───── DATA PROVIDED

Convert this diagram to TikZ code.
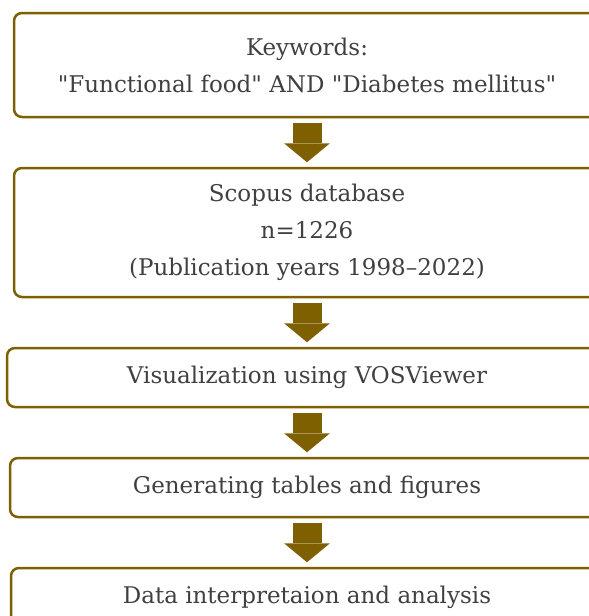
\documentclass[tikz,border=0pt]{standalone}
\usepackage{fontspec}
\newfontfamily\flowfont{DejaVu Serif}
\usetikzlibrary{arrows.meta, positioning}
\definecolor{flowgold}{RGB}{127, 96, 0}
\definecolor{flowtext}{RGB}{64, 64, 64}

\begin{document}
\begin{tikzpicture}[
        stepbox/.style={rectangle, rounded corners=8pt, draw=flowgold, line width=2.5pt, fill=white, minimum height=59pt, align=center, text=flowtext, font=\flowfont\fontsize{23}{37}\selectfont},
        blockarrow/.style={draw=flowgold, line width=29pt, -{Triangle[length=19pt, width=46pt, line width=0pt]}, shorten <=4.5pt, shorten >=4.5pt},
        node distance=48.5pt
    ]
        \useasboundingbox (0pt,0pt) rectangle (589pt,-616pt);
        \clip (0pt,0pt) rectangle (589pt,-616pt);
        \node[stepbox, minimum width=586pt, minimum height=104pt] (keywords) at (307pt,-65pt) {Keywords:\\"Functional food" AND "Diabetes mellitus"};
        \node[stepbox, minimum width=586pt, minimum height=129pt, below=of keywords] (scopus) {Scopus database\\n=1226\\(Publication years 1998–2022)};
        \node[stepbox, minimum width=600pt, below=of scopus] (vos) {Visualization using VOSViewer};
        \node[stepbox, minimum width=594pt, below=of vos] (tables) {Generating tables and figures};
        \node[stepbox, minimum width=592pt, below=of tables] (analysis) {Data interpretaion and analysis};
        \draw[blockarrow] (keywords.south) -- (scopus.north);
        \draw[blockarrow] (scopus.south) -- (vos.north);
        \draw[blockarrow] (vos.south) -- (tables.north);
        \draw[blockarrow] (tables.south) -- (analysis.north);
    \end{tikzpicture}
\end{document}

──────────

Each line of the material must be retyped exactly, except that images are omitted.

Convert this diagram to TikZ code.
\documentclass[tikz,border=0pt]{standalone}
\usepackage{fontspec}
\newfontfamily\flowfont{DejaVu Serif}
\usetikzlibrary{arrows.meta, positioning}
\definecolor{flowgold}{RGB}{127, 96, 0}
\definecolor{flowtext}{RGB}{64, 64, 64}

\begin{document}
\begin{tikzpicture}[
        stepbox/.style={rectangle, rounded corners=8pt, draw=flowgold, line width=2.5pt, fill=white, minimum height=59pt, align=center, text=flowtext, font=\flowfont\fontsize{23}{37}\selectfont},
        blockarrow/.style={draw=flowgold, line width=29pt, -{Triangle[length=19pt, width=46pt, line width=0pt]}, shorten <=4.5pt, shorten >=4.5pt},
        node distance=48.5pt
    ]
        \useasboundingbox (0pt,0pt) rectangle (589pt,-616pt);
        \clip (0pt,0pt) rectangle (589pt,-616pt);
        \node[stepbox, minimum width=586pt, minimum height=104pt] (keywords) at (307pt,-65pt) {Keywords:\\"Functional food" AND "Diabetes mellitus"};
        \node[stepbox, minimum width=586pt, minimum height=129pt, below=of keywords] (scopus) {Scopus database\\n=1226\\(Publication years 1998–2022)};
        \node[stepbox, minimum width=600pt, below=of scopus] (vos) {Visualization using VOSViewer};
        \node[stepbox, minimum width=594pt, below=of vos] (tables) {Generating tables and figures};
        \node[stepbox, minimum width=592pt, below=of tables] (analysis) {Data interpretaion and analysis};
        \draw[blockarrow] (keywords.south) -- (scopus.north);
        \draw[blockarrow] (scopus.south) -- (vos.north);
        \draw[blockarrow] (vos.south) -- (tables.north);
        \draw[blockarrow] (tables.south) -- (analysis.north);
    \end{tikzpicture}
\end{document}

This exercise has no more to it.